Cependant, comme le souligne le professeur Juan Lázara, auteur du livre « Ernesto Vespignani y la arquitectura sagrada, » publié par les Ediciones Don Bosco de Buenos Aires, tout n'était pas simple pour ces missionnaires : bien que les conflits avec les autorités de l'État aient atteint une situation de concorde, de nouvelles menaces faisaient leur apparition, incarnées par les loges et groupes de militants des carbonari italiens, d’anarchistes de toutes origines et de francs-maçons locaux. Par ailleurs, la propagande méthodiste progressait également, source de tension même dans le domaine de l'éducation, notamment dans les faubourgs de la capitale.

Toutes ces circonstances ont motivé des réponses pédagogiques et évangélisatrices rapides de la part des Fils de Don Bosco, qui ont également été réalisées en recourant à l'achat de vastes terrains (des blocs entiers, pour être précis) et à la construction de complexes d'architectures éducatives et récréatives colorées et de « plus » culturels.

L'œuvre salésienne en Argentine a acquis une polyvalence considérable dans la réalisation de cette entreprise. Et Vespignani a été une ressource fondamentale dans l'organisation d'un bureau technique efficace, qui a produit des projets d'une qualité de construction appréciable, d'une intelligence fonctionnelle et d'une beauté esthétique au service de la foi. Comme déjà mentionné, le « bloc salésien » est devenu une marque de fabrique et le volume de bâtiments qui en a résulté était immense.

L'art était l'une des deux vocations de Vespignani, qui a grandi dans un milieu familial profondément religieux : ce n'est pas un hasard si ses parents ont donné à l'Église et à la Congrégation Salésienne trois fils prêtres. Cette double âme de Vespignani, qui allie art et pastorale, verra ses premiers développements en Italie, mais trouvera une plénitude créative en Argentine, où Ernesto travaillait alors que son frère Giuseppe était Provincial. L'idée de construire une église monumentale dans le quartier Bonaerense d'Almagro a été la raison de son arrivée en Argentine, juste au moment où Ernesto terminait l'église de Valsalice, à Turin, à côté de ce qui était à l’époque le tombeau de Don Bosco.

À la fin, les trois frères - Giuseppe, Ernesto et Pietro - ont mené à bien leur mission dans les terres de La Plata, comme pour matérialiser ce désir des navigateurs romains que Cicéron met sur les lèvres du vieux Caton dans son « De senectute : » ad portus , ex longa navegationem... (au port, après une longue navigation...). 

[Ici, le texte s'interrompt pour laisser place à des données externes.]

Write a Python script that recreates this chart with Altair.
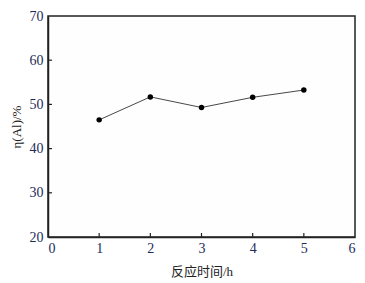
import altair as alt
import pandas as pd

hours = [1, 2, 3, 4, 5]
eta = [46.5, 51.7, 49.3, 51.6, 53.25]
x_ticks = [0, 1, 2, 3, 4, 5, 6]
y_ticks = [20, 30, 40, 50, 60, 70]

df = pd.DataFrame({"h": hours, "eta": eta})
xt = pd.DataFrame({"v": x_ticks[1:-1]})
yt = pd.DataFrame({"v": y_ticks[1:-1]})

W, H = 307, 221
font = "Liberation Serif, Noto Sans CJK SC"
lab_col = "#1c2b5a"

xs = alt.Scale(domain=[0, 6], nice=False)
ys = alt.Scale(domain=[20, 70], nice=False)

xaxis = alt.Axis(values=x_ticks, ticks=False, labelFont=font, labelFontSize=14,
                 labelColor=lab_col, labelPadding=4, title="反应时间/h",
                 titleFont=font, titleFontSize=13, titleFontWeight="normal",
                 titleColor="#222", titlePadding=10, grid=False,
                 domainColor="#222", domainWidth=1.5)
yaxis = alt.Axis(values=y_ticks, ticks=False, labelFont=font, labelFontSize=14,
                 labelColor=lab_col, labelPadding=5, title="η(Al)/%",
                 titleFont=font, titleFontSize=13, titleFontWeight="normal",
                 titleColor="#222", titlePadding=6, grid=False,
                 domainColor="#222", domainWidth=1.5)

line = alt.Chart(df).mark_line(color="#333", strokeWidth=0.9).encode(
    x=alt.X("h:Q", scale=xs, axis=xaxis),
    y=alt.Y("eta:Q", scale=ys, axis=yaxis),
)
pts = alt.Chart(df).mark_circle(color="black", size=30, opacity=1).encode(
    x=alt.X("h:Q", scale=xs),
    y=alt.Y("eta:Q", scale=ys),
)
xtk = alt.Chart(xt).mark_rule(color="#222", strokeWidth=1.2).encode(
    x=alt.X("v:Q", scale=xs),
    y=alt.value(H), y2=alt.value(H - 4),
)
ytk = alt.Chart(yt).mark_rule(color="#222", strokeWidth=1.2).encode(
    y=alt.Y("v:Q", scale=ys),
    x=alt.value(0), x2=alt.value(4),
)

chart = alt.layer(line, xtk, ytk, pts).properties(
    width=W, height=H,
    autosize=alt.AutoSizeParams(type="none"),
    padding={"left": 40, "top": 8, "right": 2, "bottom": 45},
).configure_view(stroke="#222", strokeWidth=1.5, fill="#fefefe")

chart.save("out.html", embed_options={"renderer": "svg", "actions": False})
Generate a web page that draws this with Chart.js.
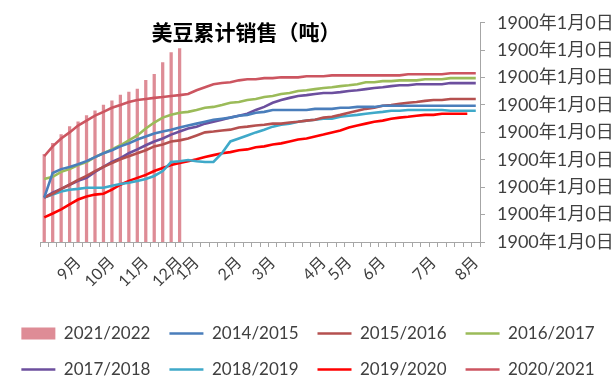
<!DOCTYPE html>
<html>
<head>
<meta charset="utf-8">
<script src="https://cdn.jsdelivr.net/npm/chart.js@4.4.0/dist/chart.umd.min.js"></script>
<style>
  html, body { margin: 0; padding: 0; background: #fff; }
  #wrap { width: 616px; height: 380px; position: relative; }
</style>
</head>
<body>
<div id="wrap"><canvas id="chart"></canvas></div>
<script>
// Weekly cumulative US soybean sales, one value per marketing-year week (Sep -> Aug)
const titleText = '美豆累计销售（吨）';
const monthNames = ['9月', '10月', '11月', '12月', '1月', '2月', '3月', '4月', '5月', '6月', '7月', '8月'];
const monthWeek = [4, 8, 12, 16, 18, 23, 27, 33, 36, 40, 46, 51];
const weekCount = 52;

const sales2122 = [3200, 3600, 3920, 4210, 4390, 4610, 4790, 5000, 5150, 5360, 5470, 5580, 5900, 6120, 6550, 6910, 7060];
const sales1415 = [1620, 2520, 2660, 2740, 2840, 2950, 3100, 3240, 3350, 3490, 3600, 3740, 3850, 3960, 4030, 4100, 4180, 4250, 4320, 4390, 4460, 4500, 4540, 4610, 4640, 4720, 4750, 4820, 4820, 4820, 4820, 4820, 4860, 4860, 4860, 4900, 4900, 4930, 4930, 4930, 4970, 4970, 4970, 4970, 4970, 4970, 4970, 4970, 4970, 4970, 4970, 4970];
const sales1516 = [1620, 1760, 1940, 2090, 2270, 2410, 2590, 2740, 2880, 3020, 3130, 3240, 3350, 3490, 3560, 3670, 3710, 3780, 3890, 4000, 4030, 4070, 4100, 4180, 4210, 4250, 4280, 4320, 4320, 4360, 4390, 4430, 4460, 4540, 4570, 4640, 4720, 4790, 4860, 4900, 4970, 5000, 5040, 5080, 5110, 5150, 5180, 5180, 5220, 5220, 5220, 5220];
const sales1617 = [2300, 2380, 2560, 2660, 2810, 2920, 3100, 3240, 3380, 3530, 3710, 3890, 4140, 4360, 4540, 4640, 4720, 4750, 4820, 4900, 4930, 5000, 5080, 5110, 5180, 5220, 5290, 5330, 5400, 5440, 5510, 5540, 5580, 5620, 5650, 5690, 5720, 5760, 5830, 5830, 5870, 5870, 5900, 5900, 5900, 5940, 5940, 5940, 5980, 5980, 5980, 5980];
const sales1718 = [1620, 1800, 1940, 2090, 2230, 2340, 2560, 2740, 2920, 3060, 3240, 3380, 3530, 3670, 3780, 3920, 4030, 4140, 4210, 4320, 4390, 4460, 4540, 4610, 4680, 4820, 4930, 5080, 5180, 5260, 5330, 5360, 5400, 5440, 5440, 5470, 5510, 5540, 5580, 5620, 5650, 5690, 5720, 5720, 5760, 5760, 5760, 5760, 5800, 5800, 5800, 5800];
const sales1819 = [1620, 1730, 1840, 1910, 1940, 1980, 1980, 1980, 2050, 2120, 2160, 2230, 2300, 2410, 2590, 2920, 2950, 2990, 2950, 2920, 2920, 3240, 3670, 3780, 3890, 4000, 4100, 4210, 4280, 4320, 4390, 4430, 4460, 4500, 4500, 4570, 4610, 4640, 4680, 4720, 4750, 4790, 4790, 4820, 4820, 4820, 4820, 4820, 4790, 4790, 4790, 4790];
const sales1920 = [900, 1040, 1190, 1370, 1550, 1660, 1730, 1760, 1910, 2090, 2230, 2340, 2450, 2590, 2700, 2810, 2880, 2950, 3020, 3100, 3170, 3240, 3280, 3350, 3380, 3460, 3490, 3560, 3600, 3670, 3740, 3780, 3850, 3920, 4000, 4070, 4180, 4250, 4320, 4390, 4430, 4500, 4540, 4570, 4610, 4640, 4640, 4680, 4680, 4680, 4680, null];
const sales2021 = [3130, 3490, 3780, 4000, 4250, 4430, 4610, 4750, 4900, 5000, 5110, 5180, 5220, 5260, 5290, 5330, 5360, 5400, 5540, 5650, 5760, 5800, 5830, 5900, 5940, 5940, 5980, 5980, 6010, 6010, 6010, 6050, 6050, 6050, 6080, 6080, 6080, 6080, 6080, 6080, 6080, 6080, 6080, 6120, 6120, 6120, 6120, 6120, 6160, 6160, 6160, 6160];

const yMin = 0, yMax = 8000, yStep = 1000;
const yTickText = '1900年1月0日';

// only some weeks carry a month name
const weekLabels = [];
for (let i = 0; i < weekCount; i++) {
    const m = monthWeek.indexOf(i);
    weekLabels.push(m >= 0 ? monthNames[m] : '');
}

const textFont = "Lato, 'Noto Sans CJK SC', sans-serif";
const textColor = '#404040';
const axisColor = '#a6a6a6';

const lineSet = (label, data, color) => ({
    type: 'line', label, data,
    borderColor: color, backgroundColor: color,
    borderWidth: 2.6, pointRadius: 0, pointStyle: 'line',
    tension: 0, spanGaps: false, order: 0
});

// title sits inside the plot, like the spreadsheet original
const plotTitle = {
    id: 'plotTitle',
    afterDraw(chart) {
        const ctx = chart.ctx;
        ctx.save();
        ctx.font = "bold 21px 'Noto Sans CJK SC', sans-serif";
        ctx.fillStyle = '#000';
        ctx.textAlign = 'center';
        ctx.textBaseline = 'middle';
        ctx.fillText(titleText, 246, 32);
        ctx.restore();
    }
};

new Chart(document.getElementById('chart'), {
    data: {
        labels: weekLabels,
        datasets: [
            {
                type: 'bar', label: '2021/2022', data: sales2122,
                backgroundColor: 'rgb(222,140,150)', borderWidth: 0,
                barThickness: 2.6, pointStyle: 'rect', order: 1
            },
            lineSet('2014/2015', sales1415, '#4a7ebb'),
            lineSet('2015/2016', sales1516, '#b5504f'),
            lineSet('2016/2017', sales1617, '#9bbb59'),
            lineSet('2017/2018', sales1718, '#6c4f9e'),
            lineSet('2018/2019', sales1819, '#3fa9c9'),
            lineSet('2019/2020', sales1920, '#ff0000'),
            lineSet('2020/2021', sales2021, '#cc5560')
        ]
    },
    plugins: [plotTitle],
    options: {
        responsive: true,
        maintainAspectRatio: false,
        animation: false,
        layout: { padding: { left: 0, top: 20, right: 0, bottom: -8 } },
        scales: {
            x: {
                type: 'category',
                offset: true,
                grid: { offset: true, drawOnChartArea: false, drawTicks: true, tickLength: 5, color: axisColor },
                border: { color: axisColor },
                ticks: {
                    autoSkip: false, maxRotation: 45, minRotation: 45, padding: 6,
                    color: textColor, font: { family: textFont, size: 16 }
                },
                afterFit: (scale) => { scale.height = 64; }
            },
            // empty spacer on the left so the legend keeps the full width
            spacer: {
                type: 'linear',
                position: 'left',
                display: true,
                grid: { display: false },
                border: { display: false },
                ticks: { display: false },
                afterFit: (scale) => { scale.width = 40; }
            },
            y: {
                type: 'linear',
                position: 'right',
                min: yMin, max: yMax,
                grid: { drawOnChartArea: false, drawTicks: true, tickLength: 5, color: axisColor },
                border: { color: axisColor },
                ticks: {
                    stepSize: yStep, padding: 12,
                    color: textColor, font: { family: textFont, size: 18 },
                    callback: () => yTickText
                },
                afterFit: (scale) => { scale.width = 136; }
            }
        },
        plugins: {
            title: { display: false },
            tooltip: { enabled: false },
            legend: {
                position: 'bottom',
                labels: {
                    usePointStyle: true,
                    pointStyleWidth: 34,
                    boxHeight: 12,
                    padding: 19,
                    color: textColor,
                    font: { family: textFont, size: 17 },
                    sort: (a, b) => a.datasetIndex - b.datasetIndex
                }
            }
        }
    }
});
</script>
</body>
</html>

Malgré une erreur répétée par beaucoup, Vespignani n'a jamais obtenu de diplôme en architecture, mais il n'en avait pas besoin ni pour exercer son métier, ni pour démontrer qu'il était un excellent concepteur.

Bien qu'il ne soit pas le premier dans ce domaine, l'utilisation de structures industrielles et son ouverture à l'utilisation de nouvelles technologies de construction dérivées de l'utilisation du béton armé dans les bâtiments ecclésiastiques se distinguent également dans ses œuvres. En ce sens, il a été l'un des pionniers et des promoteurs les plus intenses.

Et alors que il est possible de résumer les maîtres italiens et ses collègues qui ont le plus influencé sa production - Mario Ceradini, Alessandro Antonelli (défini à juste titre comme « l'Eiffel italien »), Carlo Ceppi, Giuseppe Sacconi, Camillo Boito et Edoardo Mella, réaliser un inventaire complet de l'œuvre de Vespignani, qui se heurte aux écueils de sa grande hétérogénéité, reste une tâche ardue. La documentation est dispersée et incomplète, aussi bien en Argentine qu'en Italie, les lieux où l'auteur a été le plus prolifique, même si ses œuvres ont également été retrouvées au Pérou, au Brésil et en Uruguay, pratiquement inconnues des critiques locaux.

La figure du prêtre, italien de naissance et argentin d'adoption, bâtisseur d'églises et d'écoles, commence maintenant à recevoir cette aura de célébrité qui lui avait été refusée pendant plusieurs décennies, et son nom commence à accompagner celui d'autres personnalités illustres qu'ils ont laissé leur marque d'excellence dans l'architecture historiciste argentine.